Classics for bangers
“Let’s not start with the mistaken notion that classical music is polite, safe or pretty,” pianist Jeremy Denk writes by way of introduction to a classical music-for-beginners playlist that he compiled for The Guardian in advance of the Sound Unbound festival staged over the weekend at London’s Barbican.
Denk’s playlist: Schoenberg’s “Pierrot Lunaire,” Stravinsky’s “The Rite of Spring,” preludes and fugues from Book 1 of J.S. Bach’s “The Well-Tempered Clavier,” György Ligeti’s piano etudes (“try as many as you can stand”) and two movements from Beethoven quartets, the adagio from the first “Razumovsky” (F major, Op. 59, No. 1) and the opening fugue of the C sharp minor, Op. 131.

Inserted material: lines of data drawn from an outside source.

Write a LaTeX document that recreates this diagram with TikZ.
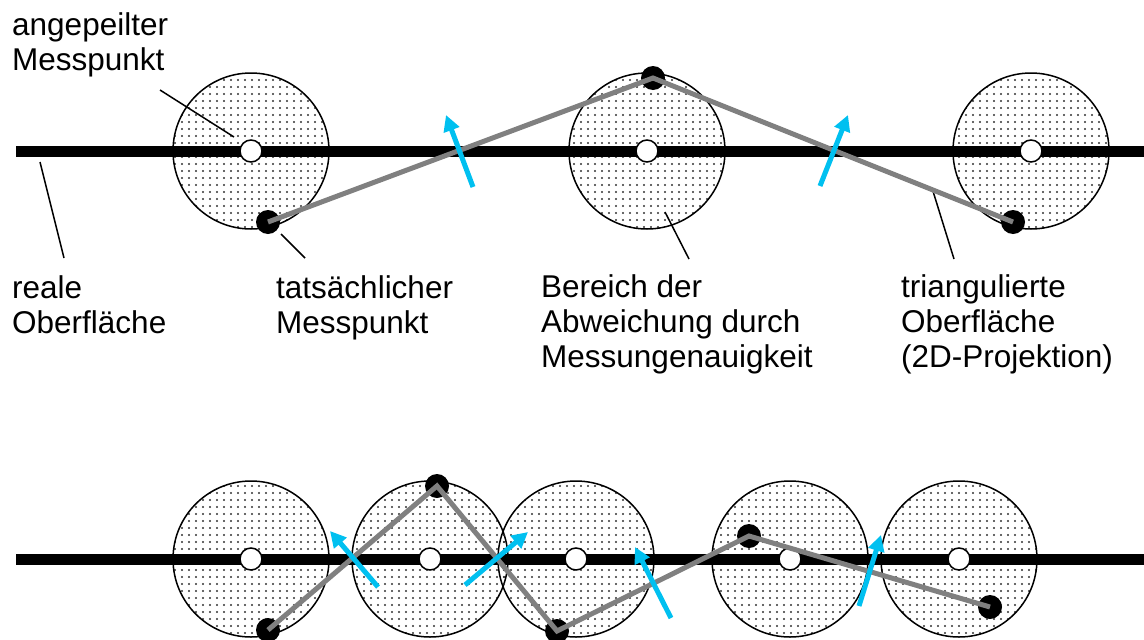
\documentclass[tikz,border=0pt]{standalone}
\usepackage{fontspec}
\setmainfont{Liberation Sans}
\usetikzlibrary{arrows.meta,patterns}

% fine dot raster for the deviation zones
\pgfdeclarepatternformonly{messdots}{\pgfqpoint{-1.5pt}{-1.5pt}}{\pgfqpoint{1.5pt}{1.5pt}}{\pgfqpoint{7pt}{7pt}}{%
  \pgfpathcircle{\pgfqpoint{0pt}{0pt}}{1.05pt}\pgfusepath{fill}}

\definecolor{normalblue}{RGB}{0,192,240}

\tikzset{
  surface/.style={line width=11pt},
  zone/.style={circle,draw,line width=1.5pt,minimum size=156pt,inner sep=0pt,
    pattern=messdots,pattern color=black!80},
  aim/.style={circle,draw,line width=1.5pt,fill=white,minimum size=22pt,inner sep=0pt},
  hit/.style={circle,fill=black,minimum size=24pt,inner sep=0pt},
  tri/.style={line width=5pt,draw=black!50},
  normalvec/.style={line width=5pt,draw=normalblue,-{Triangle[length=16pt,width=16pt]}},
  pointer/.style={line width=1.5pt},
  % anchored at the baseline of the last line
  caption/.style={anchor=base west,align=left,inner sep=0pt,
    font=\fontsize{31.5pt}{35pt}\selectfont}
}

\begin{document}
\begin{tikzpicture}[x=1pt,y=-1pt]
  \useasboundingbox (0,0) rectangle (1144,640);

  % --- upper row: sparse measurement ---
  \node[zone] (z1) at (251,151) {};
  \node[zone] (z2) at (647,151) {};
  \node[zone] (z3) at (1031,151) {};

  \coordinate (s1) at (16,151);
  \coordinate (s2) at (1144,151);
  \draw[surface] (s1) -- (s2);

  \node[aim] (a1) at (251,151) {};
  \node[aim] (a2) at (647,151) {};
  \node[aim] (a3) at (1031,151) {};

  % leader lines
  \coordinate (p1a) at (160,90);  \coordinate (p1b) at (234,137);
  \coordinate (p2a) at (40,162);  \coordinate (p2b) at (64,258);
  \coordinate (p3a) at (281,234); \coordinate (p3b) at (305,258);
  \coordinate (p4a) at (665,212); \coordinate (p4b) at (689,259);
  \coordinate (p5a) at (932,188); \coordinate (p5b) at (954,259);
  \draw[pointer] (p1a) -- (p1b);
  \draw[pointer] (p2a) -- (p2b);
  \draw[pointer] (p3a) -- (p3b);
  \draw[pointer] (p4a) -- (p4b);
  \draw[pointer] (p5a) -- (p5b);

  \node[hit] (t1) at (268,222) {};
  \node[hit] (t2) at (653,78) {};
  \node[hit] (t3) at (1013,222) {};
  \draw[tri] (t1.center) -- (t2.center) -- (t3.center);

  % face normals
  \coordinate (n1a) at (473,187); \coordinate (n1b) at (446,115);
  \coordinate (n2a) at (820,186); \coordinate (n2b) at (848,115);
  \draw[normalvec] (n1a) -- (n1b);
  \draw[normalvec] (n2a) -- (n2b);

  \node[caption] (l1) at (12,70) {angepeilter\\Messpunkt};
  \node[caption] (l2) at (12,333) {reale\\Oberfläche};
  \node[caption] (l3) at (276,333) {tatsächlicher\\Messpunkt};
  \node[caption] (l4) at (541,367) {Bereich der\\Abweichung durch\\Messungenauigkeit};
  \node[caption] (l5) at (901,367) {triangulierte\\Oberfläche\\(2D-Projektion)};

  % --- lower row: dense measurement ---
  \node[zone] (y1) at (251,559) {};
  \node[zone] (y2) at (430,559) {};
  \node[zone] (y3) at (576,559) {};
  \node[zone] (y4) at (790,559) {};
  \node[zone] (y5) at (959,559) {};

  \coordinate (r1) at (16,559);
  \coordinate (r2) at (1144,559);
  \draw[surface] (r1) -- (r2);

  \node[aim] (b1) at (251,559) {};
  \node[aim] (b2) at (430,559) {};
  \node[aim] (b3) at (576,559) {};
  \node[aim] (b4) at (790,559) {};
  \node[aim] (b5) at (959,559) {};

  \node[hit] (u1) at (268,630) {};
  \node[hit] (u2) at (437,486) {};
  \node[hit] (u3) at (557,631) {};
  \node[hit] (u4) at (749,536) {};
  \node[hit] (u5) at (990,607) {};
  \draw[tri] (u1.center) -- (u2.center) -- (u3.center) -- (u4.center) -- (u5.center);

  \coordinate (m1a) at (378,587); \coordinate (m1b) at (330,531);
  \coordinate (m2a) at (465,585); \coordinate (m2b) at (528,532);
  \coordinate (m3a) at (671,618); \coordinate (m3b) at (635,547);
  \coordinate (m4a) at (859,606); \coordinate (m4b) at (881,535);
  \draw[normalvec] (m1a) -- (m1b);
  \draw[normalvec] (m2a) -- (m2b);
  \draw[normalvec] (m3a) -- (m3b);
  \draw[normalvec] (m4a) -- (m4b);
\end{tikzpicture}
\end{document}
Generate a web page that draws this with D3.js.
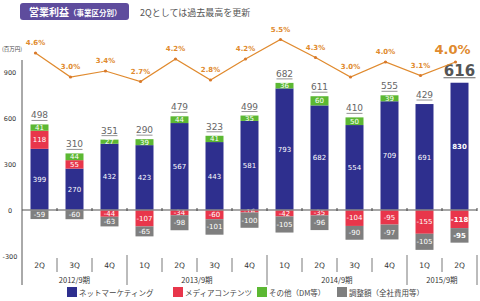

Impolite? Mostly. Unsafe? Definitely. Unpretty? In the ear of the beholder, let’s say.
Denk’s playlist, with links to lists from composer/re-composer Max Richter, the violin-cello duo Mari and Håkon Samuelsen, composer and electronica artist Gabriel Prokofiev (grandson of Sergei) and composer Anna Clyne:
http://www.theguardian.com/music/musicblog/2015/oct/30/jeremy-denk-my-classical-for-beginners-playlist-barbican-sound-unbound
Certain comments – e.g., Prokofiev’s about Beethoven’s Seventh Symphony: “Beethoven was badass in every way, and this piece is as banging as it was possible to make at the time” – point pretty clearly to the age cohort targeted in the lists.